The aluminum spinning process begins with a blank, typically a flat circular disc of aluminum, which is clamped onto a spinning lathe. As the lathe rotates, specialized tools and dies shape the aluminum blank into the desired form, such as domes, cones, or cylinders. The spinning process can be adjusted to achieve different wall thicknesses and diameters, providing flexibility in design and functionality. Aluminum spun parts are known for their high strength-to-weight ratio, corrosion resistance, and excellent thermal conductivity, making them ideal for components like reflectors, housings, and heat sinks.
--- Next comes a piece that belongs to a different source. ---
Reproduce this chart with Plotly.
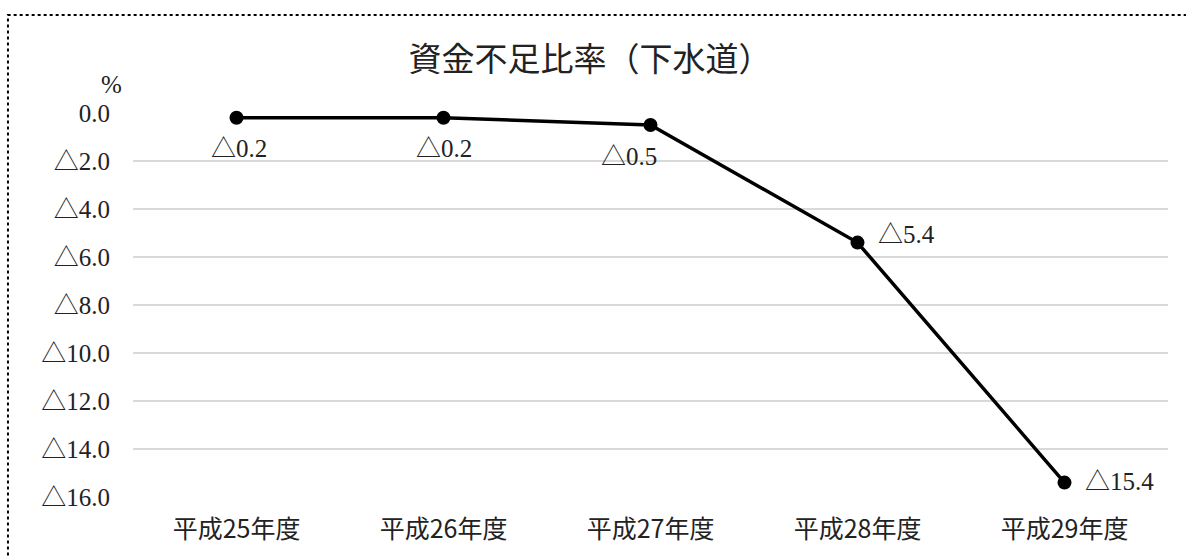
import plotly.graph_objects as go

categories = ["平成25年度", "平成26年度", "平成27年度", "平成28年度", "平成29年度"]
values = [-0.2, -0.2, -0.5, -5.4, -15.4]
tick_vals = [0, -2, -4, -6, -8, -10, -12, -14, -16]


def fmt(v):
    return ("△" if v < 0 else "") + f"{abs(v):.1f}"


tick_text = [fmt(v) for v in tick_vals]
labels = [fmt(v) for v in values]
# label placement (offsets in px from marker)
label_anchor = ["center", "center", "center", "left", "left"]
label_dx = [2, 0, -22, 18, 18]
label_dy = [-31, -31, -31, 8, 1]

FONT = "Liberation Serif, Noto Sans CJK JP, DejaVu Serif"
CJK = "Noto Sans CJK JP"
TXT = "#222222"

xs = list(range(len(categories)))

fig = go.Figure()
fig.add_trace(go.Scatter(
    x=xs,
    y=values,
    mode="lines+markers",
    line=dict(color="black", width=3.5),
    marker=dict(color="black", size=14),
    cliponaxis=False,
    showlegend=False,
    hoverinfo="skip",
))

annotations = [dict(text="%", xref="paper", yref="paper",
                    x=-0.0203, y=1.073, xanchor="center", yanchor="middle",
                    showarrow=False,
                    font=dict(family=FONT, size=25, color=TXT))]
for x, y, t, a, dx, dy in zip(xs, values, labels, label_anchor, label_dx, label_dy):
    annotations.append(dict(x=x, y=y, xref="x", yref="y", text=t,
                            showarrow=False, xanchor=a, yanchor="middle",
                            xshift=dx, yshift=dy,
                            font=dict(family=FONT, size=25, color=TXT)))

fig.update_layout(
    width=1186, height=558,
    margin=dict(l=133, r=18, t=113, b=61),
    paper_bgcolor="white", plot_bgcolor="white",
    font=dict(family=FONT, size=24, color=TXT),
    title=dict(text="資金不足比率（下水道）", x=0.4975, xanchor="center",
               y=0.894, yanchor="middle",
               font=dict(family=CJK, size=33, color=TXT)),
    xaxis=dict(range=[-0.5, 4.5], tickvals=xs,
               ticktext=categories, showgrid=False, zeroline=False,
               showline=False, ticks="", ticklabelstandoff=15,
               tickfont=dict(family=CJK, size=25, color=TXT)),
    yaxis=dict(range=[-16, 0], tickvals=tick_vals, ticktext=tick_text,
               showgrid=True, gridcolor="#d9d9d9", gridwidth=1.5,
               zeroline=False, showline=False, ticks="", ticklabelstandoff=22,
               tickfont=dict(family=FONT, size=25, color=TXT)),
    annotations=annotations,
    shapes=[dict(type="rect", xref="paper", yref="paper",
                 x0=-0.1208, x1=1.05, y0=-0.3, y1=1.255,
                 line=dict(color="black", width=2, dash="dot"))],
)

fig.write_html("out.html", config={"displayModeBar": False},
               post_script="document.body.style.margin='0';")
Oftentimes, an aluminum alloy will undergo a tempering treatment—denoted by a dash, followed by a letter, and numbers (i.e. 6061-T6 or 5052-H32). There are four main types of tempers (or letters):

  • F: As fabricated
  • H: Strain hardened
  • O: Annealed
  • T: Thermally treated

Several aluminum alloys have a variety of temper designations tailored for specific uses, but some are more common than others. Here is a list of some of the most popular aluminum alloy temper designations, along with their applications:

  • 6061-T6: Aircraft fittings, electrical connectors, hinge pins, brake pistons, valve parts, couplings, hydraulic pistons
  • 5052-H32: Fuel tanks, appliances, lighting, aircraft fuel lines, rivets, automotive panels, marine components
  • 3003-H14: Pressure vessels, food and chemical handling equipment, food packaging, architectural trims
  • 7075-T6: Regulating valve parts, gears, bike frames, off-road vehicle sprockets, aircraft fittings, fuse parts
  • 1100-H14: Roofing, signage, chemical equipment



Understanding the various alloys and temper designations of aluminum is crucial for businesses and manufacturers to choose the most suitable material for their applications. By selecting the right aluminum alloy and temper, projects can benefit from enhanced performance, durability, and cost-effectiveness. Whether it's for aerospace, automotive, construction, or other industries, making informed decisions about aluminum materials ensures long-term success and satisfaction with the final products.